You see, I had a couple other opportunities over the past three years-that for a variety of reasons were not the right fit, or the timing/salary/job description/etc etc etc were not right. I turned them down. I don’t really regret those decisions-I think they may have been the correct ones at the time-but then again, they might not have been and I may have really screwed the pooch by not taking the opportunities when they were offered. So this time, with the added incentive of staring at the precipice-I decided that if they wanted me, and the pieces came together-I was going to say yes. Etc, etc, etc’s be damned. The saying that kept going through my mind as this transpired was, ” You regret the things you didn’t do, a heck of a lot more than the things you did.” And I’m not getting any younger. So I decided to take the chance-and hope for the best.
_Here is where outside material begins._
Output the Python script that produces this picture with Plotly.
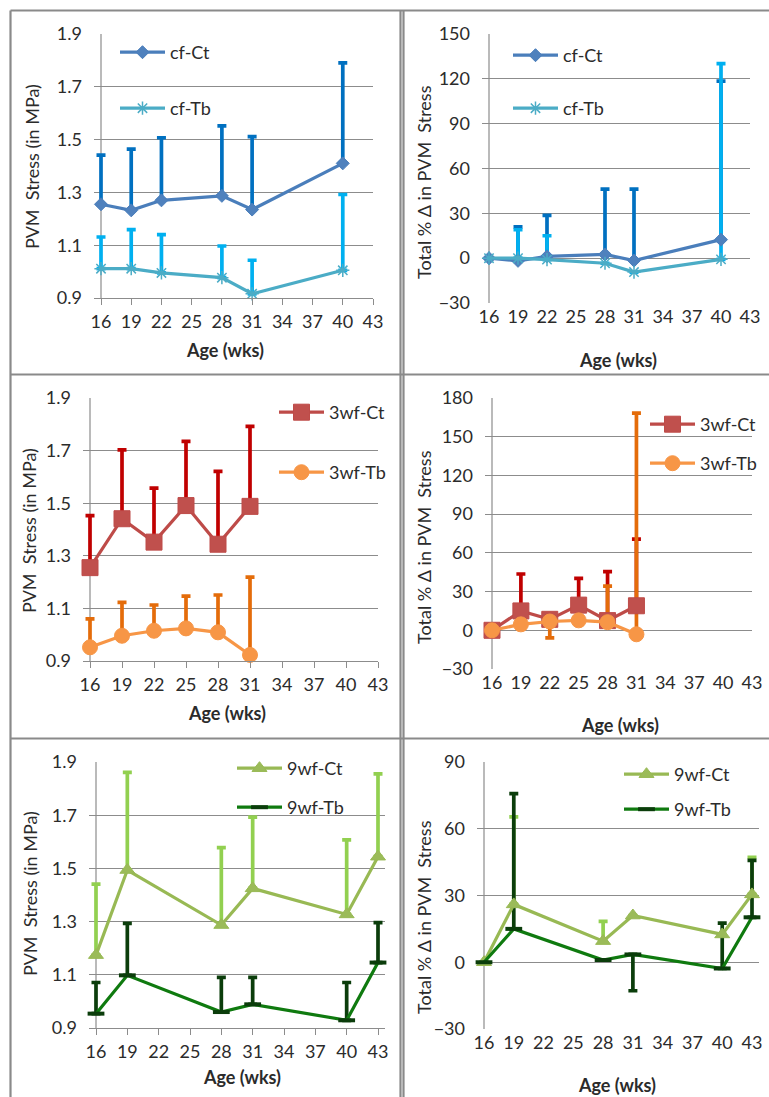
import plotly.graph_objects as go

# ---------------- data ----------------
weeks_cf = [16, 19, 22, 28, 31, 40]
weeks_3wf = [16, 19, 22, 25, 28, 31]
weeks_9wf = [16, 19, 28, 31, 40, 43]

# PVM stress (MPa) with SD (one-sided bars)
cf_ct_stress = [1.255, 1.232, 1.270, 1.287, 1.235, 1.410]
cf_ct_stress_err = [0.186, 0.232, 0.237, 0.265, 0.276, 0.381]
cf_tb_stress = [1.011, 1.011, 0.995, 0.977, 0.916, 1.005]
cf_tb_stress_err = [0.120, 0.148, 0.145, 0.120, 0.127, 0.287]

# total % change in PVM stress
cf_ct_change = [0.0, -1.8, 1.2, 2.5, -1.6, 12.4]
cf_ct_change_err = [0.0, 22.8, 27.5, 43.7, 47.8, 106.1]
cf_tb_change = [0.0, 0.0, -1.0, -3.4, -9.3, -0.8]
cf_tb_change_err = [0.0, 19.0, 16.0, 0.0, 0.0, 131.0]

w3_ct_stress = [1.255, 1.441, 1.352, 1.491, 1.344, 1.488]
w3_ct_stress_err = [0.198, 0.262, 0.205, 0.244, 0.277, 0.304]
w3_tb_stress = [0.952, 0.996, 1.015, 1.024, 1.009, 0.923]
w3_tb_stress_err = [0.108, 0.127, 0.098, 0.123, 0.142, 0.296]

w3_ct_change = [0.0, 15.0, 8.5, 19.5, 7.5, 19.0]
w3_ct_change_err = [0.0, 28.6, 0.0, 20.7, 37.9, 51.7]
w3_tb_change = [0.0, 4.6, 6.8, 7.7, 6.3, -3.1]
w3_tb_change_err = [0.0, 0.0, -12.7, 0.0, 27.9, 171.4]

w9_ct_stress = [1.174, 1.494, 1.287, 1.425, 1.327, 1.544]
w9_ct_stress_err = [0.267, 0.367, 0.291, 0.268, 0.280, 0.311]
w9_tb_stress = [0.954, 1.098, 0.960, 0.989, 0.929, 1.146]
w9_tb_stress_err = [0.117, 0.195, 0.130, 0.101, 0.142, 0.150]

w9_ct_change = [0.0, 26.0, 9.5, 21.0, 12.5, 30.5]
w9_ct_change_err = [0.0, 39.3, 8.9, 0.0, 0.0, 16.7]
w9_tb_change = [0.0, 15.0, 1.0, 3.5, -2.8, 20.2]
w9_tb_change_err = [0.0, 60.8, 0.0, -16.3, 20.4, 25.6]

age_ticks = [16, 19, 22, 25, 28, 31, 34, 37, 40, 43]
stress_ticks = [0.9, 1.1, 1.3, 1.5, 1.7, 1.9]
cf_change_ticks = [-30, 0, 30, 60, 90, 120, 150]
w3_change_ticks = [-30, 0, 30, 60, 90, 120, 150, 180]
w9_change_ticks = [-30, 0, 30, 60, 90]

# ---------------- styling ----------------
W, H = 769, 1097
FONT = "Lato"
TXT = "#2b2b2b"
GRID = "#8c8c8c"
AGE_MIN, AGE_MAX = 16, 43
PAD = 7  # px of plot area kept outside the age range so end caps are not clipped

STYLE = {
    "cf-Ct": dict(line="#4a7ebb", fill="#4f81bd", symbol="diamond", size=10, err="#0070c0"),
    "cf-Tb": dict(line="#4bacc6", fill="#4bacc6", symbol="asterisk-open", size=11, err="#00b0f0"),
    "3wf-Ct": dict(line="#be4b48", fill="#c0504d", symbol="square", size=16, err="#c00000"),
    "3wf-Tb": dict(line="#f79646", fill="#f79646", symbol="circle", size=15, err="#e46c0a"),
    "9wf-Ct": dict(line="#98b954", fill="#9bbb59", symbol="triangle-up", size=13, err="#92d050"),
    "9wf-Tb": dict(line="#0f7a0f", fill="#0b3d0b", symbol="line-ew-open", size=12, err="#0b3d0b"),
}


def px_x(p):
    """Page x pixel -> paper fraction."""
    return min(max(p / W, 0), 1)


def px_y(p):
    """Page y pixel (from top) -> paper fraction."""
    return min(max(1 - p / H, 0), 1)


def signed_err(errs):
    """Split signed deviations into up/down arrays; zero means no bar."""
    plus, minus = [], []
    for e in errs:
        if e > 0:
            plus.append(e)
            minus.append(0)
        elif e < 0:
            plus.append(0)
            minus.append(-e)
        else:
            plus.append(None)
            minus.append(None)
    return plus, minus


panels = [
    dict(series=[("cf-Ct", weeks_cf, cf_ct_stress, cf_ct_stress_err),
                 ("cf-Tb", weeks_cf, cf_tb_stress, cf_tb_stress_err)],
         ticks=stress_ticks, rng=[0.9, 1.9], fmt=".1f", ytitle="PVM\u00a0 Stress (in MPa)",
         box=(101, 34, 373, 298), rpad=0, leg=(168, 55, 53), xt=(225, 350), yt=(32, 167), zero=False),
    dict(series=[("cf-Ct", weeks_cf, cf_ct_change, cf_ct_change_err),
                 ("cf-Tb", weeks_cf, cf_tb_change, cf_tb_change_err)],
         ticks=cf_change_ticks, rng=[-30, 150], fmt="d", ytitle="Total % \u0394 in PVM\u00a0 Stress",
         box=(489, 34, 750, 303), rpad=0, leg=(561, 58, 50), xt=(618, 360), yt=(424, 182), zero=True),
    dict(series=[("3wf-Ct", weeks_3wf, w3_ct_stress, w3_ct_stress_err),
                 ("3wf-Tb", weeks_3wf, w3_tb_stress, w3_tb_stress_err)],
         ticks=stress_ticks, rng=[0.9, 1.9], fmt=".1f", ytitle="PVM\u00a0 Stress (in MPa)",
         box=(90, 398, 378, 661), rpad=0, leg=(327, 415, 57), xt=(227, 713), yt=(29, 531), zero=False),
    dict(series=[("3wf-Ct", weeks_3wf, w3_ct_change, w3_ct_change_err),
                 ("3wf-Tb", weeks_3wf, w3_tb_change, w3_tb_change_err)],
         ticks=w3_change_ticks, rng=[-30, 180], fmt="d", ytitle="Total % \u0394 in PVM\u00a0 Stress",
         box=(492, 398, 752, 669), rpad=0, leg=(698, 427, 36), xt=(620, 725), yt=(424, 547), zero=True),
    dict(series=[("9wf-Ct", weeks_9wf, w9_ct_stress, w9_ct_stress_err),
                 ("9wf-Tb", weeks_9wf, w9_tb_stress, w9_tb_stress_err)],
         ticks=stress_ticks, rng=[0.9, 1.9], fmt=".1f", ytitle="PVM\u00a0 Stress (in MPa)",
         box=(96, 762, 378, 1028), rpad=PAD, leg=(285, 771, 36), xt=(242, 1077), yt=(30, 894), zero=False),
    dict(series=[("9wf-Ct", weeks_9wf, w9_ct_change, w9_ct_change_err),
                 ("9wf-Tb", weeks_9wf, w9_tb_change, w9_tb_change_err)],
         ticks=w9_change_ticks, rng=[-30, 90], fmt="d", ytitle="Total % \u0394 in PVM\u00a0 Stress",
         box=(484, 762, 752, 1029), rpad=PAD, leg=(672, 777, 32), xt=(617, 1085), yt=(424, 917), zero=True),
]

fig = go.Figure()
layout = dict(
    width=W, height=H,
    # fixed margins: legends near the edges must not shrink the plotting area
    margin=dict(l=0, r=0, t=0, b=0, autoexpand=False),
    paper_bgcolor="white", plot_bgcolor="white",
    font=dict(family=FONT, size=18, color=TXT),
    showlegend=True,
)
annotations = []
shapes = []

ITEM_H = 23.4
LEG_TEXT_OFFSET = 53   # legend text start relative to the legend's left edge
for i, p in enumerate(panels, start=1):
    xa = "x" if i == 1 else f"x{i}"
    ya = "y" if i == 1 else f"y{i}"
    xkey = "xaxis" if i == 1 else f"xaxis{i}"
    ykey = "yaxis" if i == 1 else f"yaxis{i}"
    legkey = "legend" if i == 1 else f"legend{i}"
    x0, y0, x1, y1 = p["box"]
    ppu = (x1 - x0) / (AGE_MAX - AGE_MIN)
    xdom = [px_x(x0 - PAD), px_x(x1 + p["rpad"])]
    xrng = [AGE_MIN - PAD / ppu, AGE_MAX + p["rpad"] / ppu]
    ydom = [px_y(y1), px_y(y0)]

    # error bars first (ct below tb), then lines (ct below tb)
    for name, xs, ys, errs in p["series"]:
        st = STYLE[name]
        plus, minus = signed_err(errs)
        fig.add_trace(go.Scatter(
            x=xs, y=ys, xaxis=xa, yaxis=ya, mode="markers", showlegend=False,
            hoverinfo="skip", cliponaxis=False,
            marker=dict(size=2, color="rgba(0,0,0,0)"),
            error_y=dict(type="data", symmetric=False, array=plus, arrayminus=minus,
                         color=st["err"], thickness=3.7, width=4.5),
        ))
    for name, xs, ys, errs in p["series"]:
        st = STYLE[name]
        mk = dict(symbol=st["symbol"], size=st["size"], color=st["fill"],
                  line=dict(color=st["line"], width=1))
        if st["symbol"].endswith("-open"):
            mk["line"] = dict(color=st["fill"], width=4 if "line" in st["symbol"] else 1.5)
        fig.add_trace(go.Scatter(
            x=xs, y=ys, xaxis=xa, yaxis=ya, mode="lines+markers", name=name,
            legend=legkey, legendgroup=f"{i}-{name}", cliponaxis=False,
            line=dict(color=st["line"], width=3.2), marker=mk,
        ))

    layout[xkey] = dict(
        domain=xdom, anchor=ya, range=xrng, tickmode="array", tickvals=age_ticks,
        showgrid=False, zeroline=False, automargin=False,
        showline=not p["zero"], linecolor=GRID, linewidth=1,
        ticks="" if p["zero"] else "outside", ticklen=6, tickcolor=GRID,
        tickfont=dict(family=FONT, size=18, color=TXT), ticklabelstandoff=1,
    )
    layout[ykey] = dict(
        domain=ydom, anchor=xa, range=p["rng"], tickmode="array", tickvals=p["ticks"],
        tickformat=p["fmt"], showgrid=True, gridcolor=GRID, gridwidth=1,
        zeroline=False, showline=False, ticks="", automargin=False,
        tickfont=dict(family=FONT, size=18, color=TXT), ticklabelstandoff=11,
    )
    # vertical axis line at the start of the age range
    shapes.append(dict(
        type="line", xref=xa, yref=f"{ya} domain", x0=AGE_MIN, x1=AGE_MIN, y0=0, y1=1,
        line=dict(color=GRID, width=1.2), layer="below",
    ))
    if p["zero"]:
        # horizontal axis crossing at y = 0 with its tick marks
        lo, hi = p["rng"]
        pos = ydom[0] + (0 - lo) / (hi - lo) * (ydom[1] - ydom[0])
        zkey = f"xaxis{i + 10}"
        layout[zkey] = dict(
            domain=xdom, overlaying=xa, anchor="free", position=pos, side="bottom",
            range=xrng, tickmode="array", tickvals=age_ticks, showticklabels=False,
            showgrid=False, zeroline=False, showline=True, linecolor=GRID, linewidth=1.2,
            ticks="outside", ticklen=6, tickcolor=GRID, automargin=False,
        )

    lx, ly, spacing = p["leg"]
    layout[legkey] = dict(
        x=px_x(lx - LEG_TEXT_OFFSET), y=px_y(ly - 21), xanchor="left", yanchor="top",
        bgcolor="rgba(0,0,0,0)", borderwidth=0, itemwidth=45,
        tracegroupgap=spacing - ITEM_H, traceorder="grouped",
        font=dict(family=FONT, size=18, color=TXT),
    )

    annotations.append(dict(
        text="<b>Age (wks)</b>", x=px_x(p["xt"][0]), y=px_y(p["xt"][1]), xref="paper", yref="paper",
        showarrow=False, xanchor="center", yanchor="middle", font=dict(family=FONT, size=18, color=TXT),
    ))
    annotations.append(dict(
        text=p["ytitle"], x=px_x(p["yt"][0]), y=px_y(p["yt"][1]), xref="paper", yref="paper",
        showarrow=False, xanchor="center", yanchor="middle", textangle=-90,
        font=dict(family=FONT, size=18, color=TXT),
    ))

# panel frames, kept inside the figure
FRAME = dict(color="#8a8a8a", width=2.2)
for yy in [10.5, 374.5, 738.5]:
    shapes.append(dict(type="line", xref="paper", yref="paper", x0=px_x(10.5), x1=1,
                       y0=px_y(yy), y1=px_y(yy), line=FRAME, layer="above"))
for xx in [10.5, 400.5, 403.5]:
    shapes.append(dict(type="line", xref="paper", yref="paper", x0=px_x(xx), x1=px_x(xx),
                       y0=0, y1=px_y(10.5), line=FRAME, layer="above"))

layout["annotations"] = annotations
layout["shapes"] = shapes
fig.update_layout(**layout)
fig.write_html(
    "out.html",
    post_script="document.body.style.margin='0px';document.body.style.padding='0px';",
)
Whether its the right path or not……well time will have to tell. And as it turned out, it was a good thing I did, given the way everything else transpired here in Shopping Mall.
And at least its a decision, a path decided on-with now just steps in a row to execute. That’s a relief in and of itself. Now its just getting through the move, getting on the plane, and getting on with it. Compared to the anxiety I have felt over the last several months-that’s something to celebrate in and of itself.
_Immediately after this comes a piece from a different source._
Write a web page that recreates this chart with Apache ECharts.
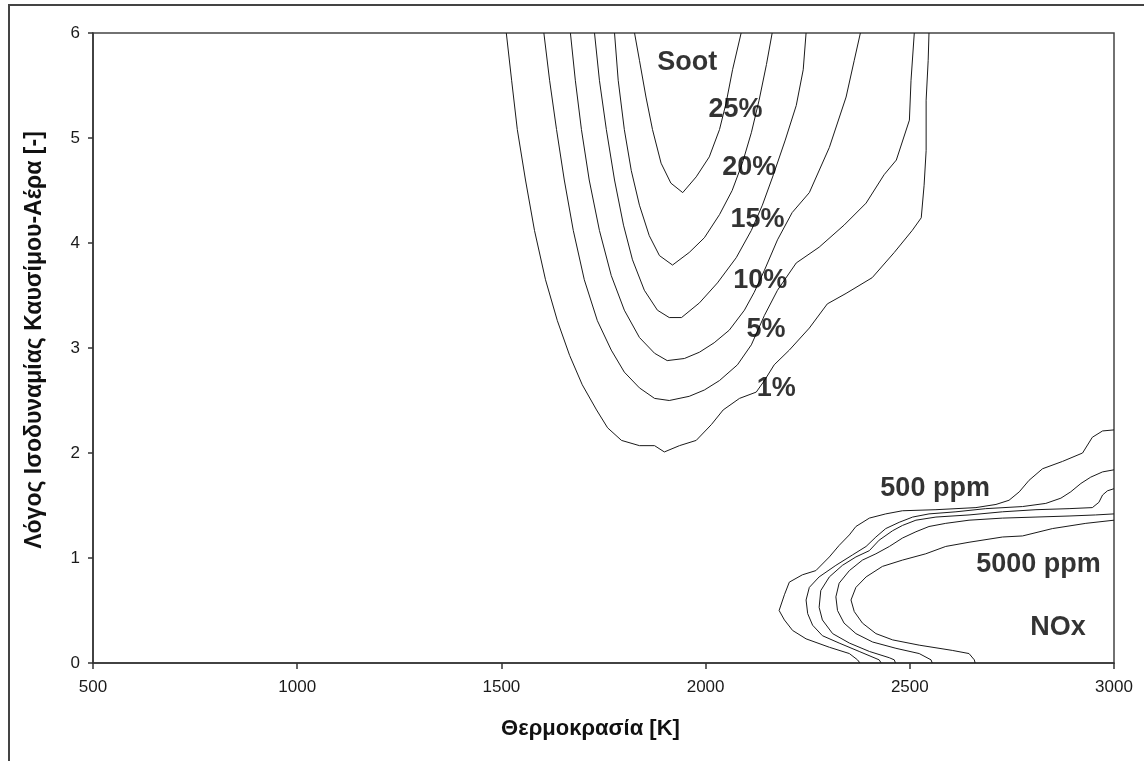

And while it may not be Asia-well, it may yet get me back there. I prefer to think of it as circling the globe, working my way back to the promised land the long way. And given the current state of politics and everything else here-it may be a good thing for my sanity too.
So the countdown to liberation day continues. I week and counting. Posting may be intermittent as we close down Internet, phones etc, but wish us luck. Ich bin sehr glucklich! (Totemo ureshii desu! in Nihongo).